ITEM 1.02 TERMINATION OF A MATERIAL DEFINITIVE AGREEMENT
As previously disclosed in a Current Report on Form 8-K filed by the Company with the Securities and Exchange Commission on August 10, 2022, LF3 RIFC, LLC and LF3 RIFC TRS LLC (collectively, the “Borrower”), subsidiaries of the Company’s Operating Partnership, entered into a $11.5 million loan (the “Original RIFC Loan”) with Legendary A-1 Bonds, LLC, (the “Original Lender”), secured by the 113-room Residence Inn by Marriott Fort Collins hotel in Fort Collins, Colorado (the “RIFC”), pursuant to a Loan Agreement, dated as of August 3, 2022. The Original Lender is an affiliate of Legendary Capital REIT III, LLC, the external advisor to the Company (the “Advisor”) which is owned by Norman Leslie and Corey Maple. The Original RIFC Loan was evidenced by three promissory notes in the amounts of $10,298,535 (“Tranche 1”), $700,000 (“Tranche 2”) and $501,465 (“Tranche 3”) and had a fixed interest rate of 7.0% per annum.

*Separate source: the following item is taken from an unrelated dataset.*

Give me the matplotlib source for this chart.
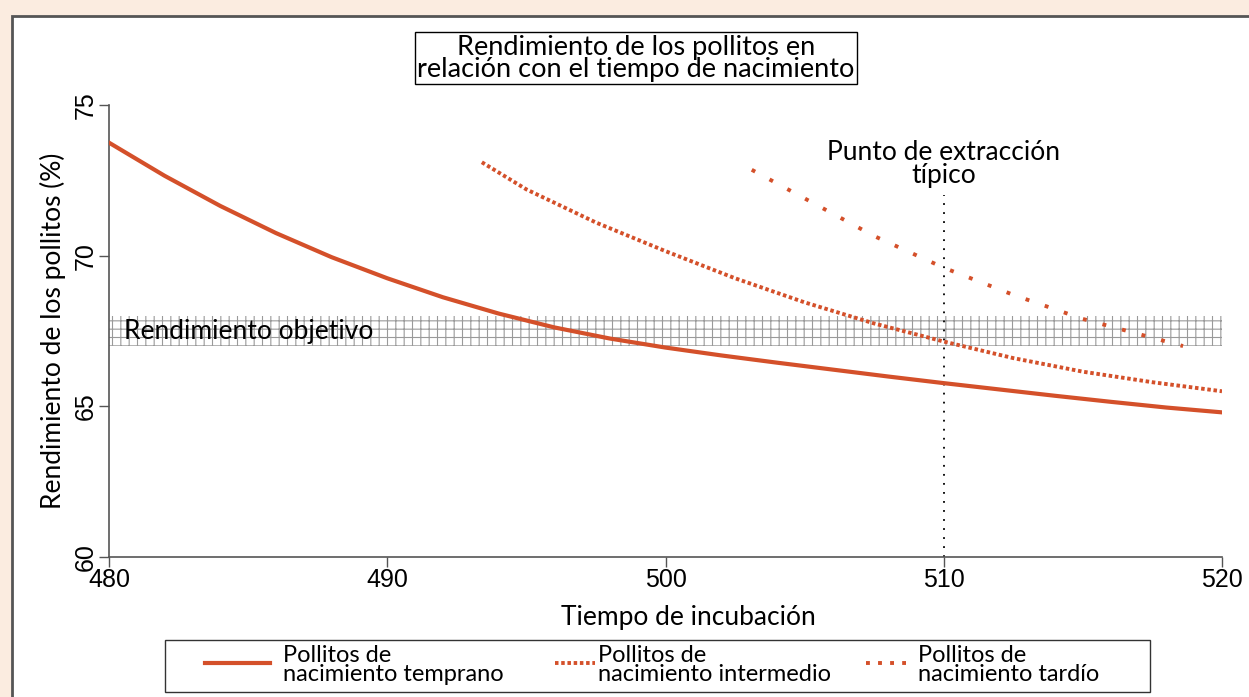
import matplotlib.pyplot as plt
from matplotlib.patches import Rectangle
from matplotlib.lines import Line2D

# Datos
early_x = [480, 482, 484, 486, 488, 490, 492, 494, 496, 498, 500,
           502, 504, 506, 508, 510, 512, 514, 516, 518, 520]
early_y = [73.75, 72.65, 71.65, 70.75, 69.95, 69.25, 68.62, 68.08, 67.62, 67.25, 66.95,
           66.69, 66.45, 66.22, 65.99, 65.77, 65.56, 65.35, 65.15, 64.96, 64.8]

mid_x = [493.4, 495, 497.5, 500, 502.5, 505, 507.5, 510, 512.5, 515, 517.5, 520]
mid_y = [73.1, 72.2, 71.1, 70.15, 69.25, 68.45, 67.75, 67.15, 66.6, 66.15, 65.8, 65.5]

late_x = [503.1, 505, 507.5, 510, 512.5, 515, 518.6]
late_y = [72.85, 71.9, 70.65, 69.6, 68.7, 67.9, 67.0]

target_low, target_high = 67.0, 68.0
extraction_x = 510
extraction_top = 72.0

x_ticks = [480, 490, 500, 510, 520]
y_ticks = [60, 65, 70, 75]

labels = ["Pollitos de\nnacimiento temprano",
          "Pollitos de\nnacimiento intermedio",
          "Pollitos de\nnacimiento tardío"]

ORANGE = "#d4502a"
BEIGE = "#fbece0"
W, H = 1249, 697

plt.rcParams["font.family"] = ["Lato", "DejaVu Sans"]
plt.rcParams["hatch.linewidth"] = 0.8

fig = plt.figure(figsize=(12.49, 6.97), dpi=100, facecolor=BEIGE)

# panel blanco con borde arriba e izquierda
fig.patches.append(Rectangle((12 / W, -0.1), 1.2, 1.1 - 16 / H, transform=fig.transFigure,
                             facecolor="white", edgecolor="#555555", linewidth=2, zorder=-5))

ax = fig.add_axes([109 / W, 1 - 557 / H, 1113 / W, 452 / H])
ax.set_facecolor("none")
ax.set_zorder(2)

# banda de rendimiento objetivo
ax.fill_between([480, 520], target_low, target_high, facecolor="white",
                edgecolor="#9a9a9a", hatch="++", linewidth=0, zorder=1)
ax.text(480.55, (target_low + target_high) / 2, "Rendimiento objetivo", fontsize=19,
        va="center", ha="left", zorder=2)

styles = [dict(lw=3, linestyle="-"),
          dict(lw=2.8, linestyle=(0, (0.9, 0.7))),
          dict(lw=2.8, linestyle=(0, (1, 4.2)))]

ax.plot(early_x, early_y, color=ORANGE, zorder=3, **styles[0])
ax.plot(mid_x, mid_y, color=ORANGE, zorder=3, **styles[1])
ax.plot(late_x, late_y, color=ORANGE, zorder=3, **styles[2])

# punto de extraccion
ax.plot([extraction_x, extraction_x], [60, extraction_top], color="black", lw=1.3,
        linestyle=(0, (1, 4)), zorder=2)
ax.text(extraction_x, extraction_top + 0.25, "Punto de extracción\ntípico", fontsize=19,
        ha="center", va="bottom", linespacing=0.9)

ax.set_xlim(480, 520)
ax.set_ylim(60, 75)
ax.set_xticks(x_ticks)
ax.set_yticks(y_ticks)
ax.set_xticklabels([str(t) for t in x_ticks], family="Liberation Sans", fontsize=18)
ax.set_yticklabels([str(t) for t in y_ticks], family="Liberation Sans", fontsize=18,
                   rotation=90, va="center")
ax.tick_params(direction="out", length=7, width=1, color="#555555", pad=1)
for s in ["top", "right"]:
    ax.spines[s].set_visible(False)
for s in ["left", "bottom"]:
    ax.spines[s].set_color("#555555")
    ax.spines[s].set_linewidth(1.2)

ax.set_ylabel("Rendimiento de los pollitos (%)", fontsize=19, labelpad=6)
fig.text(688 / W, 1 - 618 / H, "Tiempo de incubación", fontsize=19, ha="center", va="center")

fig.text(636 / W, 1 - 58 / H,
         "Rendimiento de los pollitos en\nrelación con el tiempo de nacimiento",
         fontsize=19.5, ha="center", va="center", linespacing=0.85,
         bbox=dict(boxstyle="square,pad=0.1", facecolor="white", edgecolor="black", linewidth=1))

# leyenda dibujada a mano (las muestras tienen largos distintos)
fig.patches.append(Rectangle((165 / W, 1 - 692 / H), 985 / W, 52 / H, transform=fig.transFigure,
                             facecolor="white", edgecolor="#333333", linewidth=1, zorder=3))
handle_spans = [(205, 270), (555, 595), (866, 906)]
handle_styles = [styles[0], styles[1], dict(lw=2.8, linestyle=(0, (1, 2.1)))]
text_x = [283, 598, 918]
legend_y = 1 - 663 / H
for (x0, x1), tx, lab, st in zip(handle_spans, text_x, labels, handle_styles):
    fig.add_artist(Line2D([x0 / W, x1 / W], [legend_y, legend_y], transform=fig.transFigure,
                          color=ORANGE, zorder=4, **st))
    fig.text(tx / W, 1 - 665 / H, lab, fontsize=17, ha="left", va="center",
             linespacing=0.85, zorder=4)

fig.savefig("out.png", dpi=100, facecolor=BEIGE)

On April 18, 2023, the proceeds of the New RIFC Loan as defined and described in Item 2.03 below were used to refinance the Original RIFC Loan, and the outstanding obligations under Tranche 1 were repaid in full and under Tranche 2 were forgiven. A 1.75% exit fee was paid on Tranche 1, and no penalty was incurred on Tranche 1 or Tranche 2. Tranche 3 remains an ongoing obligation, no longer secured by the RIFC, under the terms of the Original RIFC Loan and Tranche 3 promissory note. All guaranties in connection and collateral with respect to the Original RIFC Loan and Tranche 1, Tranche 2 and Tranche 3 promissory notes have been terminated or released, and all commitments with respect to the Original RIFC Loan and Tranche 1 and Tranche 2 promissory notes have been terminated or released.